In March 1841, Northup was unemployed and looking for work. While walking in Saratoga Springs, he met Merrill Brown and Abram Hamilton, two “gentlemen of respectable appearance.” They asked about his experience as a violin player and offered Solomon lucrative pay to join them in working for a circus in New York City. Solomon eagerly accepted. The three men traveled to New York City, but the circus was not there. Brown and Hamilton then urged Solomon to go farther to Washington, D.C., which at the time was slave territory. At this point, Northup was not suspicious of them whatsoever. After a day of celebration in Washington, D.C., Northup began to feel sick, though not drunk. On the way to see the physician, he passed out, eventually waking up in darkness—and in chains.
Analysis
The first casualty of the slave trade, according to this portion of Solomon Northup’s narrative, is human integrity. Writing more than a decade after his kidnapping, Northup still has difficulty believing that Brown and Hamilton could be so evil as to feign friendship and then use it as a means of betrayal. He writes, “I know not but they were innocent of the great wickedness of which I now believe them guilty.”
Brown and Hamilton promised Northup work with a circus, which never materialized. They promised he would meet the circus in New York City, which was a lie. Then they promised he’d meet the circus in Washington D.C., which was also a lie.
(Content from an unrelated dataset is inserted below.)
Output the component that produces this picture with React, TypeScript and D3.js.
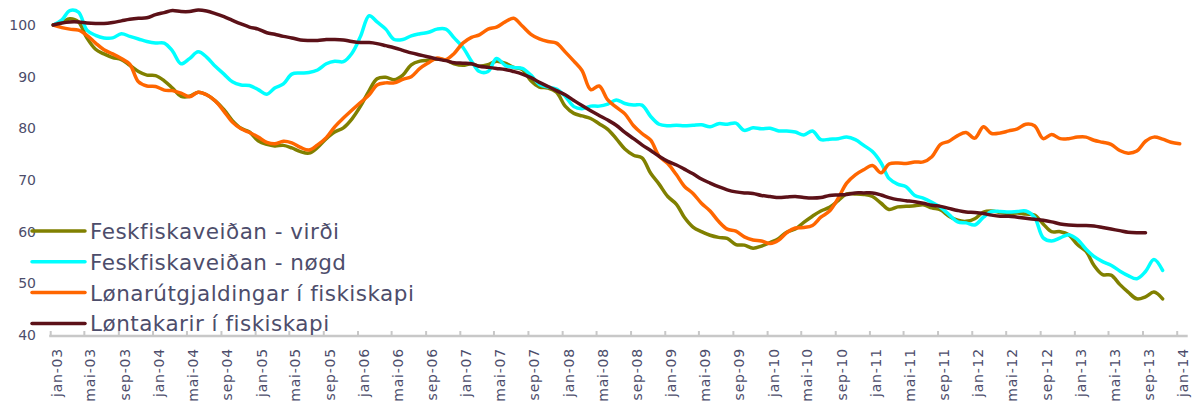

They promised him high wages, but he never got to keep any money they paid him. They promised a quick departure from Washington D.C., then “postponed” it, forcing Northup to stay longer than planned in slave territory. They promised him safety in slave territory, but when he was drugged and ill, Brown and Hamilton disappeared.
These two men come to symbolize not only the kind of fraud necessary to keep slavery intact, but also the moral corruption that the slave trade wreaks upon the white race as a whole. Brown and Hamilton show in personal detail how slavery’s demands can turn otherwise good white men into depraved beings who’ll use kindness as an evil deceit. The unspoken warning to Northup’s white contemporaries is clear: The slave trade that corrupted Brown and Hamilton can, and will, corrupt your entire race, too.